What I do want to do is to examine the comments of Sir Alex Ferguson who said the other day that Rooney has been feeling the strain of the media scrutiny he has been under and suggested that may be having an influence on the form of his mercurial striker.
Once again on Saturday, Rooney cut a forlorn figure in large parts of United’s draw at Bolton. There is no doubt that he is still a very long way short of his best. He has managed just one goal in six games and has looked a shadow of the player he was last season. He has continued in the same wretched form that he showed for England in the World Cup.
Former England boss Kevin Keegan has spoken out against the criticism of media scrutiny.

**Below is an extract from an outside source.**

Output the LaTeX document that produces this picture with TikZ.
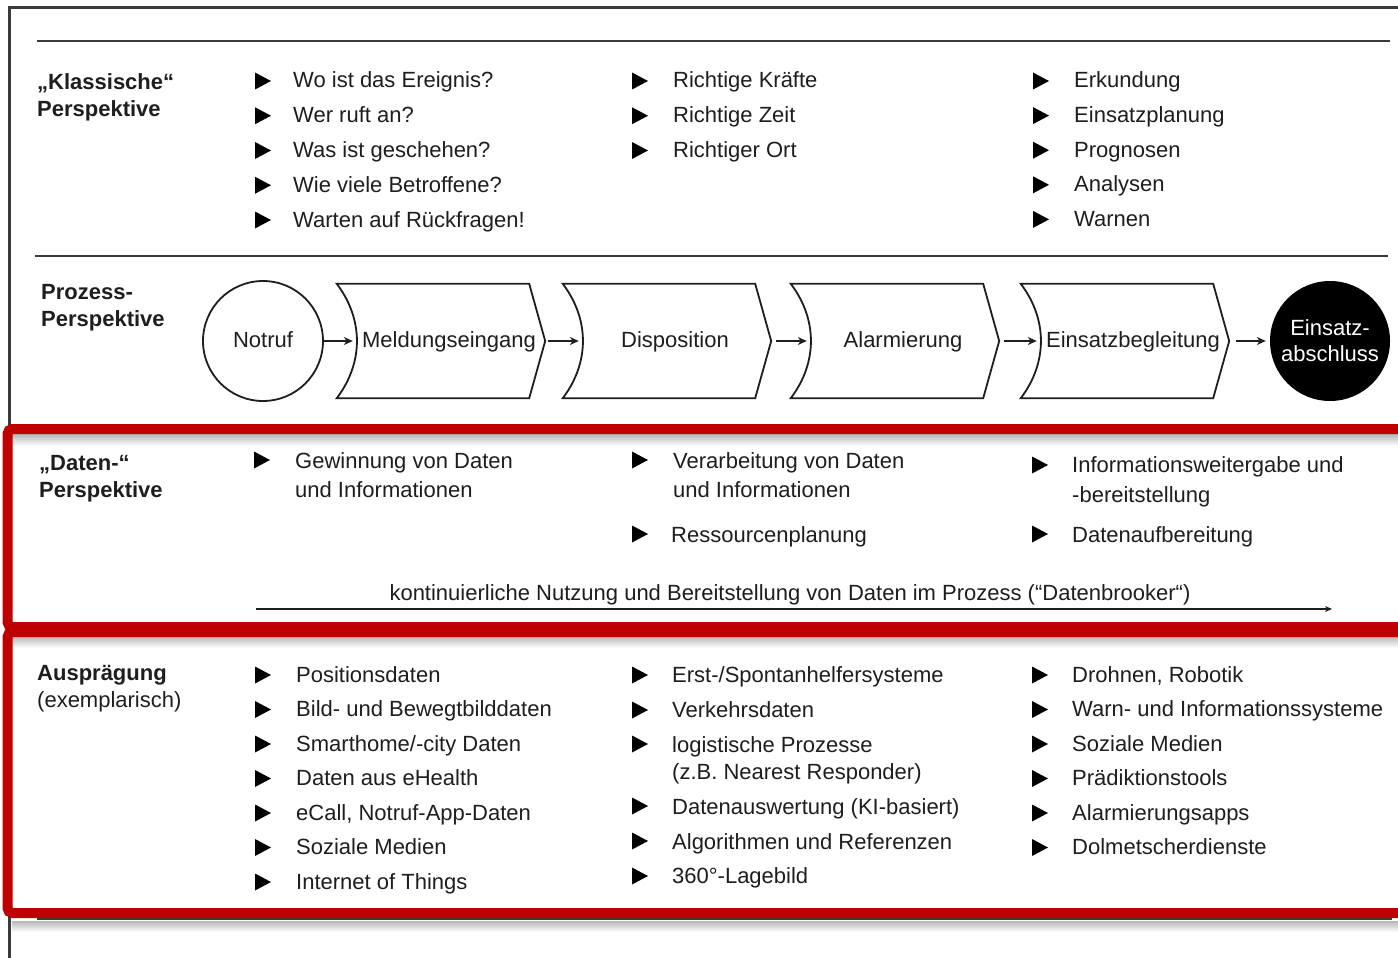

He told ESPN,
“You can’t then turn around and say there’s too much paparazzi around or too much publicity. You can’t have all the contracts, sell your wedding to magazines and things like this, and suddenly say, ‘That’s the tap I want to turn on but we want to turn the other one off’. It’s just one tap and I know from when I played that if you are advertising boots and all these things, you have to go and make appearances. You are going to appear in the paper. But the one thing I would say is keep your home and your family out of it and just take your endorsements if that’s what you want to do. One minute you are courting it, the next minute you’re saying ‘I don’t want this’.”
When Rooney was substituted on Sunday he had an ice pack applied to his ankle, but there was no injury that United feel will keep him out of the Champions League game in Valencia on Wednesday. He simply looks devoid of form and absolutely devoid of confidence.

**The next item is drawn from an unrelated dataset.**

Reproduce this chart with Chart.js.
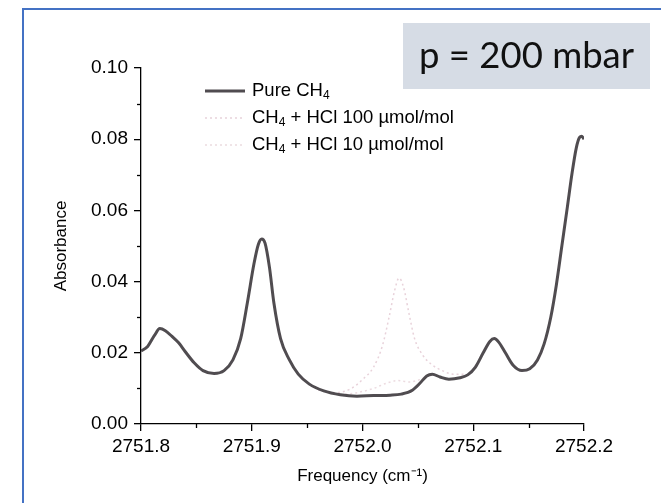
<!DOCTYPE html>
<html><head><meta charset="utf-8">
<script src="https://cdn.jsdelivr.net/npm/chart.js@4"></script>
<style>html,body{margin:0;padding:0;background:#fff;overflow:hidden}#wrap{width:661px;height:503px;position:relative}</style>
</head><body><div id="wrap"><canvas id="c" width="661" height="503"></canvas></div>
<script>
// ---- data ----
const seriesLabels = ['Pure CH4', 'CH4 + HCl 100 µmol/mol', 'CH4 + HCl 10 µmol/mol'];
const pureFreq = [2751.800,2751.806,2751.812,2751.817,2751.822,2751.828,2751.834,2751.840,2751.848,2751.856,2751.866,2751.875,2751.883,2751.890,2751.896,2751.902,2751.906,2751.909,2751.912,2751.916,2751.920,2751.926,2751.934,2751.942,2751.952,2751.965,2751.980,2751.995,2752.010,2752.025,2752.035,2752.045,2752.052,2752.058,2752.063,2752.070,2752.078,2752.088,2752.095,2752.102,2752.109,2752.115,2752.119,2752.123,2752.129,2752.136,2752.144,2752.151,2752.158,2752.164,2752.170,2752.175,2752.180,2752.185,2752.189,2752.193,2752.196,2752.198,2752.200];
const pureAbs  = [0.0205,0.0218,0.0248,0.0268,0.0262,0.0246,0.0228,0.0203,0.0172,0.0150,0.0142,0.0150,0.0180,0.0240,0.0340,0.0450,0.0505,0.0520,0.0508,0.0440,0.0340,0.0240,0.0180,0.0140,0.0112,0.0093,0.0082,0.0078,0.0080,0.0081,0.0084,0.0095,0.0115,0.0135,0.0140,0.0132,0.0126,0.0130,0.0138,0.0160,0.0200,0.0232,0.0240,0.0230,0.0200,0.0165,0.0150,0.0155,0.0180,0.0225,0.0300,0.0390,0.0500,0.0610,0.0700,0.0775,0.0805,0.0808,0.0800];
const hcl100Freq = [2751.960,2751.975,2751.990,2752.000,2752.010,2752.018,2752.024,2752.029,2752.033,2752.037,2752.042,2752.047,2752.054,2752.062,2752.072,2752.082,2752.090,2752.095];
const hcl100Abs  = [0.0096,0.0088,0.0100,0.0125,0.0160,0.0220,0.0300,0.0375,0.0410,0.0385,0.0310,0.0240,0.0195,0.0168,0.0150,0.0140,0.0140,0.0138];
const hcl10Freq = [2751.980,2751.995,2752.010,2752.022,2752.032,2752.042,2752.052,2752.060];
const hcl10Abs  = [0.0082,0.0088,0.0100,0.0115,0.0122,0.0118,0.0125,0.0136];
const xTicks = [2751.8, 2751.9, 2752.0, 2752.1, 2752.2];
const yTicks = [0.00, 0.02, 0.04, 0.06, 0.08, 0.10];
const xMinor = [2751.85, 2751.95, 2752.05, 2752.15];
const yMinor = [0.01, 0.03, 0.05, 0.07, 0.09];
const pressureLabel = 'p = 200 mbar';
const xTitle = 'Frequency (cm⁻¹)';
const yTitle = 'Absorbance';

const toPts = (xs, ys) => xs.map((x, i) => ({x, y: ys[i]}));
const FONT = "'Liberation Sans', Arial, sans-serif";
Chart.defaults.font.family = FONT;

const decor = {
  id: 'decor',
  beforeDraw(chart) {
    const ctx = chart.ctx;
    ctx.save();
    ctx.fillStyle = '#fff';
    ctx.fillRect(0, 0, chart.width, chart.height);
    ctx.strokeStyle = '#4472C4';
    ctx.lineWidth = 2;
    ctx.strokeRect(23, 9, 800, 700);
    ctx.fillStyle = '#D6DCE5';
    ctx.fillRect(403, 23, 247, 66);
    ctx.fillStyle = '#111';
    ctx.font = "36.5px Lato, 'Open Sans', sans-serif";
    ctx.textAlign = 'center';
    ctx.textBaseline = 'middle';
    ctx.fillText(pressureLabel, 526.5, 56);
    ctx.restore();
  },
  afterDraw(chart) {
    const ctx = chart.ctx;
    const xs = chart.scales.x, ys = chart.scales.y;
    ctx.save();
    ctx.strokeStyle = '#000';
    ctx.lineWidth = 1.3;
    const x0 = chart.chartArea.left, y0 = chart.chartArea.bottom;
    yMinor.forEach(v => {
      const p = Math.round(ys.getPixelForValue(v)) + 0.5;
      ctx.beginPath(); ctx.moveTo(x0 - 4, p); ctx.lineTo(x0, p); ctx.stroke();
    });
    xMinor.forEach(v => {
      const p = Math.round(xs.getPixelForValue(v)) + 0.5;
      ctx.beginPath(); ctx.moveTo(p, y0); ctx.lineTo(p, y0 + 4); ctx.stroke();
    });
    // legend
    const lx = 205, tx = 252, rows = [91, 118, 145];
    chart.data.datasets.forEach((ds, i) => {
      const y = rows[i];
      ctx.strokeStyle = ds.borderColor;
      ctx.lineWidth = ds.borderWidth;
      ctx.setLineDash(ds.borderDash || []);
      ctx.beginPath(); ctx.moveTo(lx, y); ctx.lineTo(lx + 40, y); ctx.stroke();
      ctx.setLineDash([]);
      ctx.fillStyle = '#000';
      ctx.textBaseline = 'middle';
      ctx.textAlign = 'left';
      let x = tx;
      const parts = ds.label.split(/(CH4)/);
      parts.forEach(part => {
        if (!part) return;
        if (part === 'CH4') {
          ctx.font = '18.5px ' + FONT;
          ctx.fillText('CH', x, y); x += ctx.measureText('CH').width;
          ctx.font = '12px ' + FONT;
          ctx.fillText('4', x, y + 5); x += ctx.measureText('4').width;
        } else {
          ctx.font = '18.5px ' + FONT;
          ctx.fillText(part, x, y); x += ctx.measureText(part).width;
        }
      });
    });
    ctx.restore();
  }
};

new Chart(document.getElementById('c'), {
  type: 'scatter',
  data: {
    datasets: [
      { label: seriesLabels[0], data: toPts(pureFreq, pureAbs), showLine: true, borderColor: '#504c50', borderWidth: 3, pointRadius: 0, cubicInterpolationMode: 'monotone' },
      { label: seriesLabels[1], data: toPts(hcl100Freq, hcl100Abs), showLine: true, borderColor: '#e8d2da', borderWidth: 1.5, borderDash: [2, 3], pointRadius: 0, cubicInterpolationMode: 'monotone' },
      { label: seriesLabels[2], data: toPts(hcl10Freq, hcl10Abs), showLine: true, borderColor: '#ecdbe0', borderWidth: 1.5, borderDash: [2, 3], pointRadius: 0, cubicInterpolationMode: 'monotone' }
    ]
  },
  options: {
    responsive: false,
    animation: false,
    devicePixelRatio: 1,
    layout: { padding: { left: 51, right: 77, top: 68, bottom: 16 } },
    plugins: { legend: { display: false }, tooltip: { enabled: false } },
    scales: {
      x: {
        type: 'linear', min: 2751.8, max: 2752.2,
        afterBuildTicks: s => { s.ticks = xTicks.map(v => ({ value: v })); },
        afterFit: s => { s.height = 63; },
        grid: { drawOnChartArea: false, drawTicks: true, tickLength: 7, color: '#000', lineWidth: 1.3 },
        border: { display: true, color: '#000', width: 1.3 },
        ticks: { color: '#000', font: { size: 19 }, padding: 4, maxRotation: 0, autoSkip: false, callback: v => Number(v).toFixed(1) },
        title: { display: true, text: xTitle, color: '#000', font: { size: 17 }, padding: 0 }
      },
      y: {
        min: 0, max: 0.1,
        afterBuildTicks: s => { s.ticks = yTicks.map(v => ({ value: v })); },
        afterFit: s => { s.width = 90; },
        grid: { drawOnChartArea: false, drawTicks: true, tickLength: 7, color: '#000', lineWidth: 1.3 },
        border: { display: true, color: '#000', width: 1.3 },
        ticks: { color: '#000', font: { size: 19 }, padding: 6, autoSkip: false, callback: v => Number(v).toFixed(2) },
        title: { display: true, text: yTitle, color: '#000', font: { size: 17 }, padding: 0 }
      }
    }
  },
  plugins: [decor]
});
</script></body></html>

When Ferguson talked of Rooney feeling the pressure of the media, he claimed that Rooney was not lacking confidence. Keegan disagrees.
“His performance at Bolton tells me his confidence is shot. Last year, you’d fancy him to put some of these chances into the net. For United to get back to where they should be, and winning at places like Bolton, they need to be getting Wayne Rooney firing on all cylinders.”
I think that Keegan has a decent point about the media. The likes of Rooney and other top players use the media to increase their fame and their wealth and help them to have a lavish lifestyle. The flip side of that is that when players step out of line they have to expect the media to make the most of it.
If players do not want the problems that go with this sort of reporting then they should surely withdraw from the benefits as well.
What do you think? Is media intrusion wrong or is it just part of the job and something players need to be able to brush off?